Cela même alors qu'il ne s'agit pas seulement de ses propres citoyens. Trois cigarettes sur quatre fabriquées en Suisse partent à l'étranger. Parmi celles-ci, des produits qui ne peuvent pas être vendus en Suisse même en raison des risques qu'ils représentent pour la santé. Mais contrairement à ce qui se fait dans l'UE par exemple, il est permis ici de les exporter.
Un lobbying facilité
L'industrie du tabac sait mieux que toute autre branche se faire entendre au Parlement. «Le lobby du tabac a un tel réseau qu'il a presque toujours réussi à faire valoir ses intérêts jusqu'à présent», déclare Thomas Zeltner. L'ancien directeur de l'Office fédéral de la santé publique est considéré comme l'une des figures les plus importantes de l'histoire récente de la politique de prévention en Suisse. «C'est surtout Philipp Morris qui a réussi à présenter la prévention du tabagisme comme la première étape d'une politique de mise sous tutelle menaçante», constate-t-il. Selon la devise: attention, la prochaine étape consistera à réglementer tout le reste, qui peut certes être malsain, mais qui est tout simplement délicieux - par exemple le sucre ou le sel.
Mais l'influence de l'industrie du tabac est aussi en partie due au système politique suisse. Les lobbyistes ont la vie relativement facile dans notre pays. «Ce qui est considéré comme de la corruption ailleurs peut même être déduit des impôts chez nous», s'énerve Bruno Meili. Mais ce dernier fait également son autocritique: «Dans d'autres pays, les ligues contre le cancer et d'autres organisations s'engagent beaucoup plus et se battent pour leurs causes.»
Contre-projet édenté
Le meilleur exemple de la difficulté que rencontrent les projets anti-tabac en Suisse est la nouvelle loi sur les produits de l'herbe à Nicot. Après des années de bras de fer, le Parlement a adopté la loi l'automne dernier - en tant que contre-projet indirect à l'initiative anti-tabac (voir tableau).
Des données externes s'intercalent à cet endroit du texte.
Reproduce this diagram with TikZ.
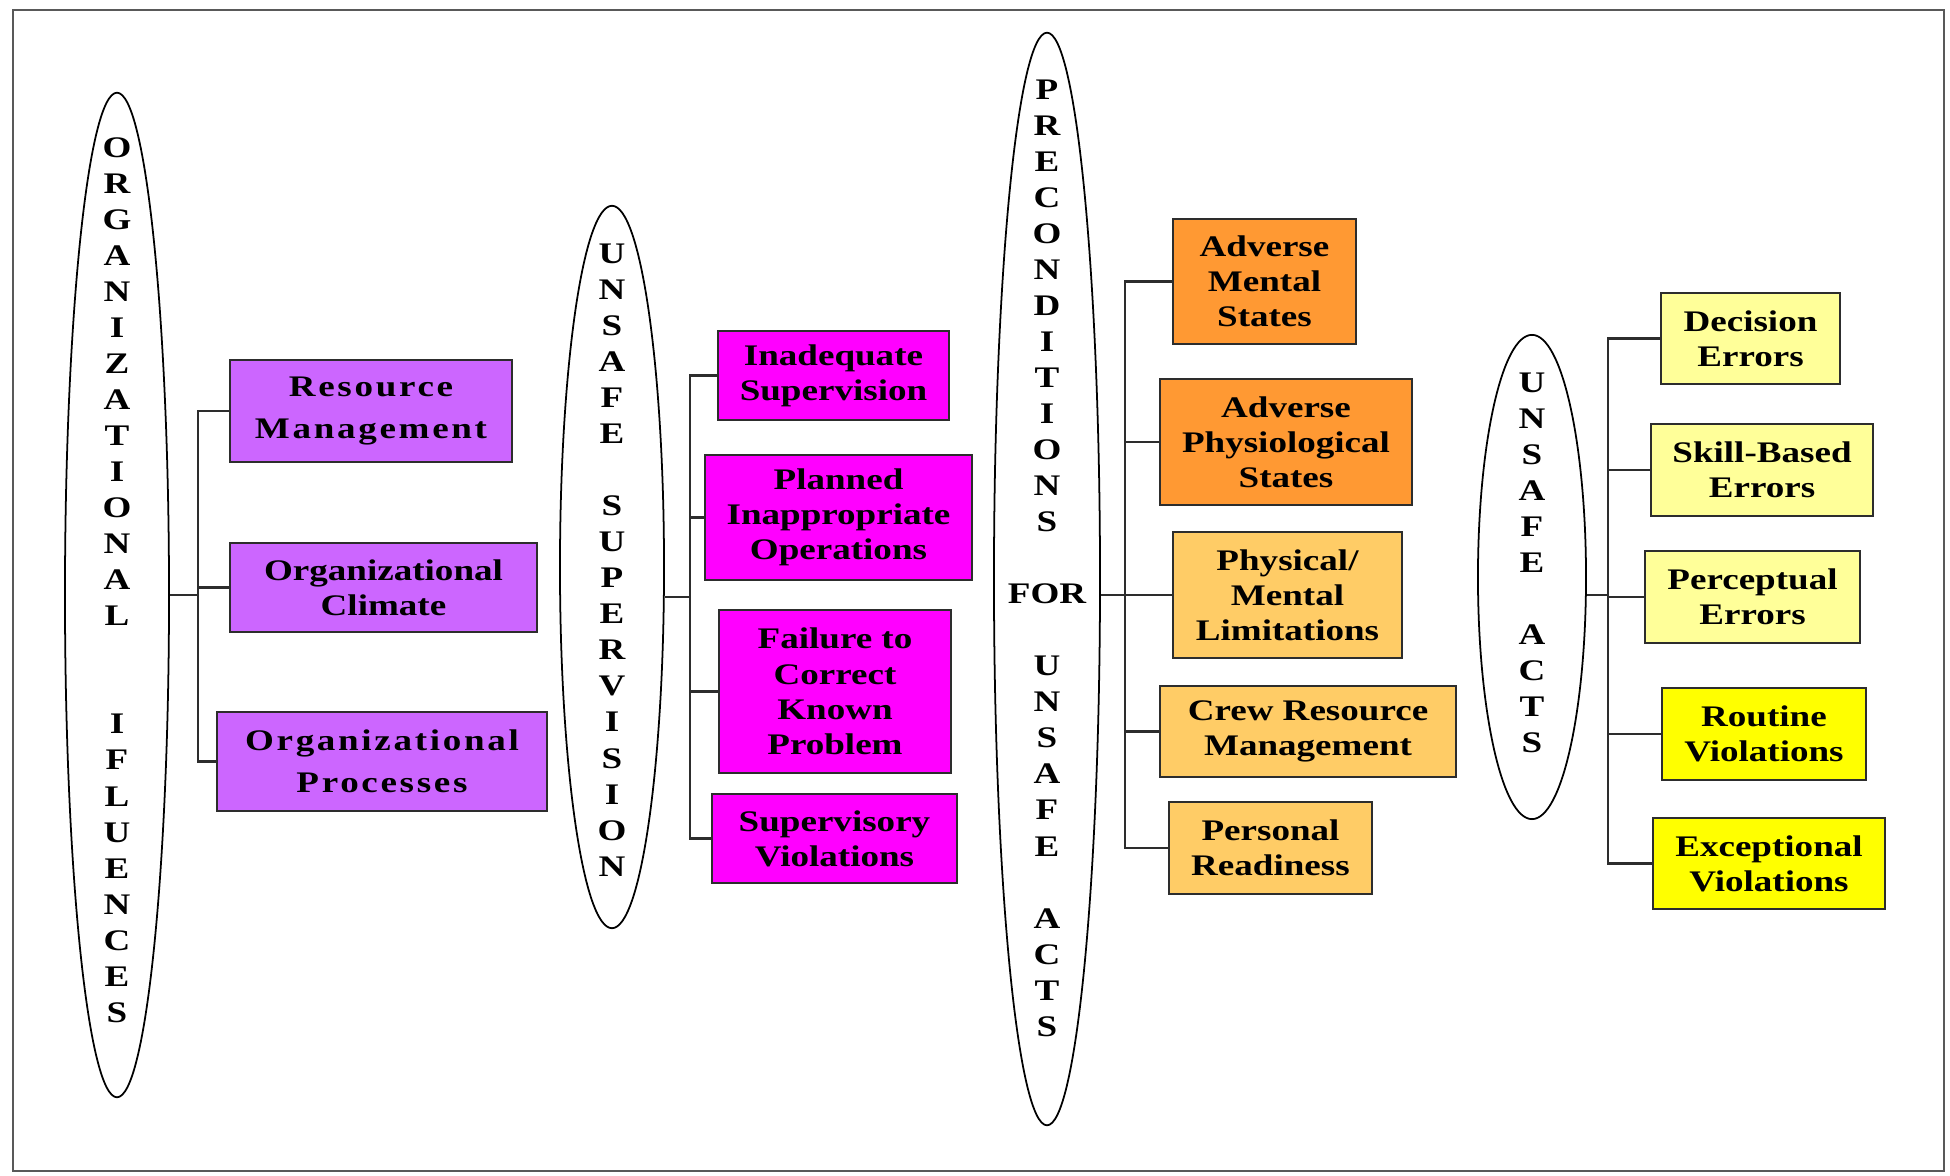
\documentclass[tikz,border=0pt]{standalone}
\usepackage{fontspec}
\setmainfont{Liberation Serif}[FakeStretch=1.24]
\usetikzlibrary{shapes.geometric}
\definecolor{orgPurple}{RGB}{204,102,255}
\definecolor{supMagenta}{RGB}{255,0,255}
\definecolor{preOrange}{RGB}{255,153,51}
\definecolor{preLight}{RGB}{255,204,102}
\definecolor{actPale}{RGB}{255,255,153}
\definecolor{actYellow}{RGB}{255,255,0}
\definecolor{lineGray}{RGB}{45,45,45}
\tikzset{
    box/.style={draw=lineGray,line width=0.7pt,rectangle,inner sep=1pt,align=center,
        font=\fontsize{8.5}{10}\selectfont\bfseries},
    widebox/.style={box,font=\fontsize{8.5}{12}\selectfont\bfseries\addfontfeature{LetterSpace=9}},
    oval/.style={draw=black,line width=0.5pt,ellipse,inner sep=0pt},
    vtext/.style={align=center,inner sep=0pt,font=\fontsize{8.5}{10.25}\selectfont\bfseries},
    link/.style={draw=lineGray,line width=0.6pt}
}
\begin{document}
\begin{tikzpicture}[x=0.01cm,y=-0.01cm]
    \useasboundingbox (0,0) rectangle (1950,1176);
    % frame
    \draw[gray!70!black,line width=0.7pt] (13,10) rectangle (1944,1171);

    % organizational influences
    \node[oval,minimum width=1.04cm,minimum height=10.04cm] (orgOval) at (117,595) {};
    \node[vtext] at (117,580) {O\\R\\G\\A\\N\\I\\Z\\A\\T\\I\\O\\N\\A\\L\\~\\~\\I\\F\\L\\U\\E\\N\\C\\E\\S};
    \node[widebox,fill=orgPurple,minimum width=2.82cm,minimum height=1.02cm] (resMgmt) at (371,411) {Resource\\Management};
    \node[box,fill=orgPurple,minimum width=3.07cm,minimum height=0.89cm] (orgClim) at (383.5,587.5) {Organizational\\Climate};
    \node[widebox,fill=orgPurple,minimum width=3.30cm,minimum height=0.99cm] (orgProc) at (382,761.5) {Organizational\\Processes};
    \coordinate (busA) at (198,595);
    \draw[link] (orgOval.east) -- (busA);
    \foreach \b in {resMgmt,orgClim,orgProc}
        \draw[link] (busA) |- (\b.west);

    % unsafe supervision
    \node[oval,minimum width=1.04cm,minimum height=7.22cm] (supOval) at (612,567) {};
    \node[vtext] at (612,560) {U\\N\\S\\A\\F\\E\\~\\S\\U\\P\\E\\R\\V\\I\\S\\I\\O\\N};
    \node[box,fill=supMagenta,minimum width=2.31cm,minimum height=0.89cm] (inadSup) at (833.5,375.5) {Inadequate\\Supervision};
    \node[box,fill=supMagenta,minimum width=2.67cm,minimum height=1.25cm] (planOps) at (838.5,517.5) {Planned\\Inappropriate\\Operations};
    \node[box,fill=supMagenta,minimum width=2.32cm,minimum height=1.63cm] (failCorr) at (835,691.5) {Failure to\\Correct\\Known\\Problem};
    \node[box,fill=supMagenta,minimum width=2.45cm,minimum height=0.89cm] (supViol) at (834.5,838.5) {Supervisory\\Violations};
    \coordinate (busB) at (690,597);
    \draw[link] (busB -| supOval.east) -- (busB);
    \foreach \b in {inadSup,planOps,failCorr,supViol}
        \draw[link] (busB) |- (\b.west);

    % preconditions for unsafe acts
    \node[oval,minimum width=1.06cm,minimum height=10.92cm] (preOval) at (1047,579) {};
    \node[vtext] at (1047,558) {P\\R\\E\\C\\O\\N\\D\\I\\T\\I\\O\\N\\S\\~\\FOR\\~\\U\\N\\S\\A\\F\\E\\~\\A\\C\\T\\S};
    \node[box,fill=preOrange,minimum width=1.83cm,minimum height=1.25cm] (advMent) at (1264.5,281.5) {Adverse\\Mental\\States};
    \node[box,fill=preOrange,minimum width=2.52cm,minimum height=1.26cm] (advPhys) at (1286,442) {Adverse\\Physiological\\States};
    \node[box,fill=preLight,minimum width=2.29cm,minimum height=1.26cm] (physLim) at (1287.5,595) {Physical/\\Mental\\Limitations};
    \node[box,fill=preLight,minimum width=2.96cm,minimum height=0.91cm] (crewRes) at (1308,731.5) {Crew Resource\\Management};
    \node[box,fill=preLight,minimum width=2.03cm,minimum height=0.92cm] (persReady) at (1270.5,848) {Personal\\Readiness};
    \coordinate (busC) at (1125,595);
    \draw[link] (busC -| preOval.east) -- (busC);
    \foreach \b in {advMent,advPhys,physLim,crewRes,persReady}
        \draw[link] (busC) |- (\b.west);

    % unsafe acts
    \node[oval,minimum width=1.08cm,minimum height=4.84cm] (actOval) at (1532,577) {};
    \node[vtext] at (1532,563) {U\\N\\S\\A\\F\\E\\~\\A\\C\\T\\S};
    \node[box,fill=actPale,minimum width=1.79cm,minimum height=0.91cm] (decErr) at (1750.5,338.5) {Decision\\Errors};
    \node[box,fill=actPale,minimum width=2.22cm,minimum height=0.92cm] (skillErr) at (1762,470) {Skill-Based\\Errors};
    \node[box,fill=actPale,minimum width=2.15cm,minimum height=0.92cm] (percErr) at (1752.5,597) {Perceptual\\Errors};
    \node[box,fill=actYellow,minimum width=2.04cm,minimum height=0.92cm] (routViol) at (1764,734) {Routine\\Violations};
    \node[box,fill=actYellow,minimum width=2.32cm,minimum height=0.91cm] (excViol) at (1769,863.5) {Exceptional\\Violations};
    \coordinate (busD) at (1608,595);
    \draw[link] (busD -| actOval.east) -- (busD);
    \foreach \b in {decErr,skillErr,percErr,routViol,excViol}
        \draw[link] (busD) |- (\b.west);
\end{tikzpicture}
\end{document}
Ce texte entrera en vigueur si l'initiative est rejetée.
Pour des raisons de tactique de vote, le lobby du tabac s'était battu pour que la loi passe, mais avec le moins de dents possible. Une entreprise qui a réussi. En effet, la Suisse ne remplira toujours pas les critères de la convention de l'OMS sur le tabac, même avec des prescriptions renforcées.